Primal strenght.
I feel no need to write about crazy stuff which is happening or not in my life….
I feel no need to write about world problems…
I feel no passion for written magic when i force my self to make up something what holds no meaning at this current time…
Writing for me is imprinting idea or feeling in words, so it can be burned out into my skull and read as many times as possible… so i know from where i am and where i am going…

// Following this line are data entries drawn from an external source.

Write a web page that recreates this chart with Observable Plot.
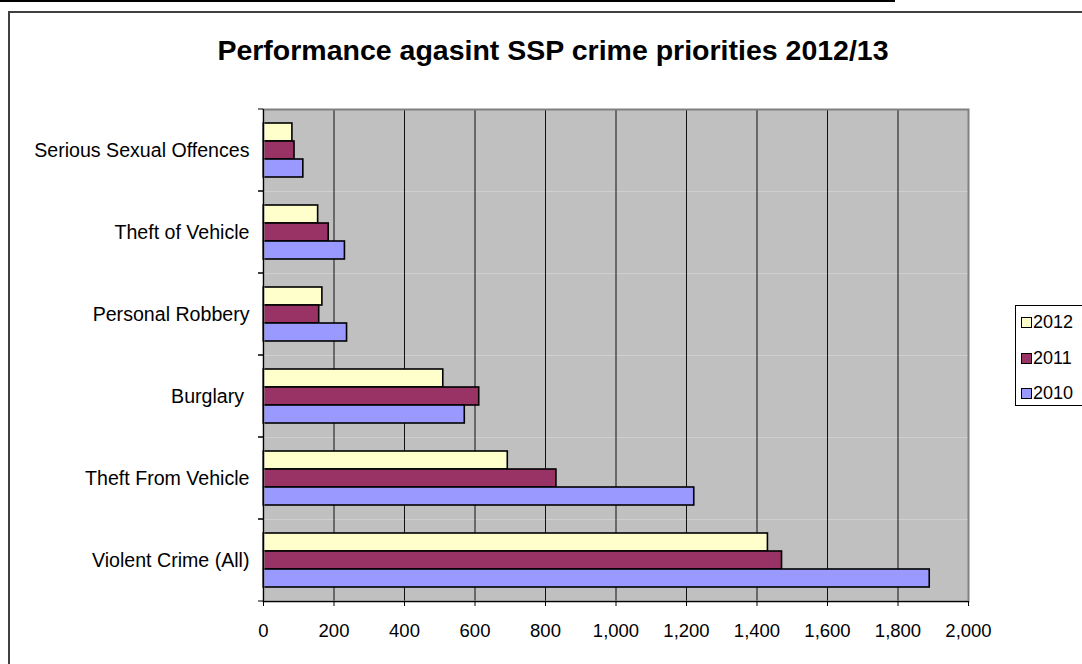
<!DOCTYPE html>
<html>
<head>
<meta charset="utf-8">
<script src="https://cdn.jsdelivr.net/npm/d3@7"></script>
<script src="https://cdn.jsdelivr.net/npm/@observablehq/plot@0.6"></script>
<style>
  html, body { margin: 0; padding: 0; background: #fff; overflow: hidden; }
  #wrap { position: relative; width: 1082px; height: 664px; overflow: hidden; font-family: "Liberation Sans", Arial, sans-serif; color: #000; }
  #topline { position: absolute; left: 0; top: 0; width: 895px; height: 2px; background: #000; }
  #border { position: absolute; left: 8px; top: 11px; width: 1200px; height: 800px; border: 2px solid #404040; box-sizing: border-box; pointer-events: none; }
  #chart { position: absolute; left: 0; top: 0; }
  #title { position: absolute; left: 0; width: 1106px; top: 36px; text-align: center; font-weight: bold; font-size: 28.5px; line-height: 28px; white-space: nowrap; }
  #legend { position: absolute; left: 1015px; top: 305px; width: 140px; height: 101px; border: 1px solid #000; background: #fff; box-sizing: border-box; }
  .lg-row { position: absolute; left: 0; height: 20px; font-size: 18px; line-height: 20px; white-space: nowrap; }
  .lg-sw { position: absolute; left: 5px; top: 5px; width: 9px; height: 9px; border: 1px solid #000; }
  .lg-tx { position: absolute; left: 17px; top: 0; }
</style>
</head>
<body>
<div id="wrap">
  <div id="chart"></div>
  <div id="topline"></div>
  <div id="border"></div>
  <div id="title">Performance agasint SSP crime priorities 2012/13</div>
  <div id="legend"></div>
</div>
<script>
// ---- data ----
const categories = ["Serious Sexual Offences", "Theft of Vehicle", "Personal Robbery", "Burglary ", "Theft From Vehicle", "Violent Crime (All)"];
const years = ["2012", "2011", "2010"];
const values2012 = [82, 155, 167, 510, 693, 1431];
const values2011 = [88, 185, 158, 612, 831, 1471];
const values2010 = [113, 231, 237, 571, 1222, 1890];
const yearColors = ["#FFFFCC", "#993366", "#9999FF"];
const xTicks = [0, 200, 400, 600, 800, 1000, 1200, 1400, 1600, 1800, 2000];
const title = "Performance agasint SSP crime priorities 2012/13";

const seriesValues = {"2012": values2012, "2011": values2011, "2010": values2010};
const rows = [];
categories.forEach((c, i) => {
  years.forEach(y => rows.push({category: c, year: y, value: seriesValues[y][i]}));
});

const padOuter = 0.69;

// boundary tick marks on the category axis (drawn in each facet)
const boundaryTicks = (index, scales) => {
  const r = scales.y.range();
  const top = Math.min(r[0], r[1]);
  const bottom = Math.max(r[0], r[1]);
  const x0 = scales.x(0);
  const g = d3.create("svg:g").attr("stroke", "#000").attr("stroke-width", 1);
  for (const yy of [top, bottom]) {
    g.append("line").attr("x1", x0 - 5).attr("x2", x0).attr("y1", yy).attr("y2", yy);
  }
  return g.node();
};

const plot = Plot.plot({
  width: 1082,
  height: 664,
  marginLeft: 263,
  marginRight: 114,
  marginTop: 107,
  marginBottom: 61,
  style: {fontFamily: "'Liberation Sans', Arial, sans-serif", background: "transparent", color: "#000", overflow: "visible"},
  x: {domain: [0, 2000]},
  y: {domain: years, paddingInner: 0, paddingOuter: padOuter, axis: null},
  fy: {domain: categories, padding: 0},
  color: {domain: years, range: yearColors},
  marks: [
    Plot.frame({fill: "#C0C0C0"}),
    Plot.ruleX(xTicks.slice(1, -1), {stroke: "#111", strokeWidth: 1}),
    Plot.barX(rows, {fy: "category", y: "year", x: "value", fill: "year", stroke: "#000", strokeWidth: 1.6}),
    Plot.frame({stroke: "#808080", strokeWidth: 2, facet: "super"}),
    Plot.ruleX([0], {stroke: "#000", strokeWidth: 1}),
    Plot.frame({anchor: "bottom", stroke: "#000", strokeWidth: 1, facet: "super"}),
    boundaryTicks,
    Plot.axisFy({anchor: "left", label: null, tickSize: 0, tickPadding: 14, fontSize: 19.6, tickFormat: d => d.replace(/ $/, "\u00A0")}),
    Plot.axisX({ticks: xTicks, tickFormat: d3.format(","), tickSize: 5, tickPadding: 17, fontSize: 18.5, label: null})
  ]
});
document.getElementById("chart").appendChild(plot);

// legend
const legend = document.getElementById("legend");
years.forEach((y, i) => {
  const row = document.createElement("div");
  row.className = "lg-row";
  row.style.top = (6 + i * 35.5) + "px";
  const sw = document.createElement("div");
  sw.className = "lg-sw";
  sw.style.background = yearColors[i];
  const tx = document.createElement("div");
  tx.className = "lg-tx";
  tx.textContent = y;
  row.appendChild(sw);
  row.appendChild(tx);
  legend.appendChild(row);
});
</script>
</body>
</html>
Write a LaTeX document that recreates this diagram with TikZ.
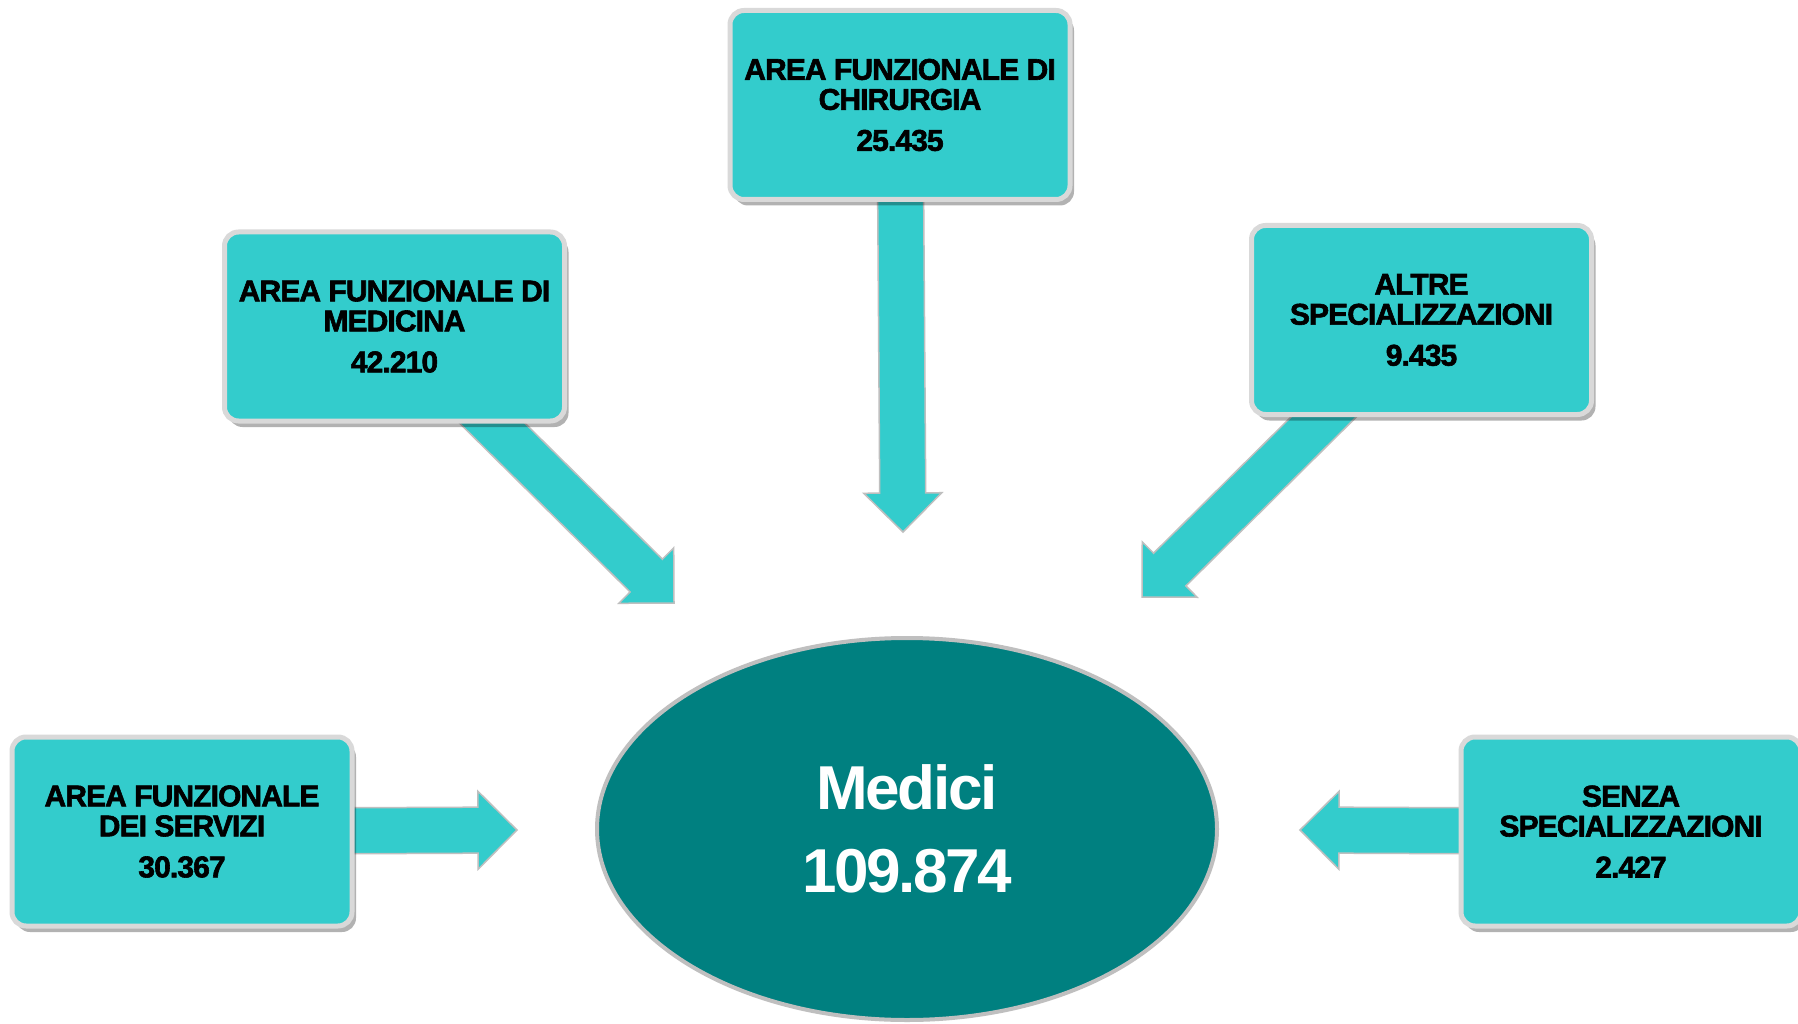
\documentclass[tikz,border=0pt]{standalone}
\usepackage{fontspec}
\setmainfont{Liberation Sans}
\newfontfamily\boxfont{Liberation Sans}[LetterSpace=-3,BoldFeatures={FakeBold=2}]
\newfontfamily\ellfont{Liberation Sans}[LetterSpace=-4]
\usetikzlibrary{shapes.geometric,shadows,calc}
\definecolor{turq}{HTML}{33CCCC}
\definecolor{tealdark}{HTML}{008080}
\definecolor{rim}{HTML}{D9D9D9}
\definecolor{arrowrim}{HTML}{BFBFBF}
\pgfdeclarelayer{bg}
\pgfsetlayers{bg,main}
\newcommand\boxtext{\boxfont\bfseries\fontsize{30}{30}\selectfont}
\newcommand\elltext{\ellfont\bfseries\fontsize{62}{83}\selectfont}
\newcommand\fatarrow[2]{%
  \path let \p1=($(#2)-(#1)$), \n1={veclen(\x1,\y1)}, \n2={atan2(\y1,\x1)} in
    \pgfextra{\xdef\falen{\n1}\xdef\faang{\n2}};
  \begin{scope}[shift={(#2)}, rotate=\faang]
    \draw[fat] (0,0) -- (-39,39) -- (-39,23) -- (-\falen,23) -- (-\falen,-23) -- (-39,-23) -- (-39,-39) -- cycle;
  \end{scope}}
\tikzset{
  box/.style={rectangle, rounded corners=14pt, fill=turq, draw=rim, line width=5pt,
    minimum width=340pt, minimum height=189pt, inner sep=0pt, align=center, font=\boxtext,
    drop shadow={shadow xshift=4pt, shadow yshift=-6pt, opacity=0.3, fill=black}},
  fat/.style={fill=turq, draw=arrowrim, line width=1.5pt, line join=miter},
  hub/.style={ellipse, fill=tealdark, draw=arrowrim, line width=4pt, minimum width=620pt,
    minimum height=382pt, inner sep=0pt, align=center, text=white, font=\elltext}
}
\begin{document}
\begin{tikzpicture}[x=1pt,y=1pt]
  \useasboundingbox (0,0) rectangle (1798,-1024);
  \node[box] (chir) at (900,-105) {AREA FUNZIONALE DI\\CHIRURGIA\\[11pt]25.435};
  \node[box] (medi) at (394.5,-326.5) {AREA FUNZIONALE DI\\MEDICINA\\[11pt]42.210};
  \node[box] (altre) at (1421.5,-320) {ALTRE\\SPECIALIZZAZIONI\\[11pt]9.435};
  \node[box] (serv) at (182,-831.5) {AREA FUNZIONALE\\DEI SERVIZI\\[11pt]30.367};
  \node[box] (senza) at (1631,-831.5) {SENZA\\SPECIALIZZAZIONI\\[11pt]2.427};
  \node[hub] (hub) at (907,-829) {Medici\\109.874};
  \coordinate (tipTop) at (903,-532);
  \coordinate (tipMed) at (674,-603);
  \coordinate (tipAlt) at (1142,-597);
  \coordinate (tipSer) at (517,-830);
  \coordinate (tipSen) at (1300,-830);
  \begin{pgfonlayer}{bg}
    \fill[white] (0,0) rectangle (1798,-1024);
    \fatarrow{chir.center}{tipTop}
    \fatarrow{medi.center}{tipMed}
    \fatarrow{altre.center}{tipAlt}
    \fatarrow{serv.center}{tipSer}
    \fatarrow{senza.center}{tipSen}
  \end{pgfonlayer}
\end{tikzpicture}
\end{document}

Winters grasp over me loosen – at last…
Morning, i am at work feeling all down and heavy, bad memories run free mocking me… Couldn’t stand it anymore, ran out to grab a smoke, to beg karma for brief moment of clarity and peace in my life. At that moment i was as low as possible, you dong get any lower than that… i had just too much of this cold and ill thinking… Just as first virgin smoke enters atmosphere leaving my lungs… My long lost lover comes out of hiding, lighting all parking lot with its might. That felt liberating as first sun light touched my face, i knew i am saved. Hope i am not the only one whom shares this sick relationship with sun. She is my muse, she is my start, there is not enough words to describe what she means for me. The only one who can bring me up from lowest points of my life… Charging me with power for which i craved for so…. long. Beast inside me, my inner animal awoken… i am whole again, in peace – my holly trinity – Sun, soul and primal strength.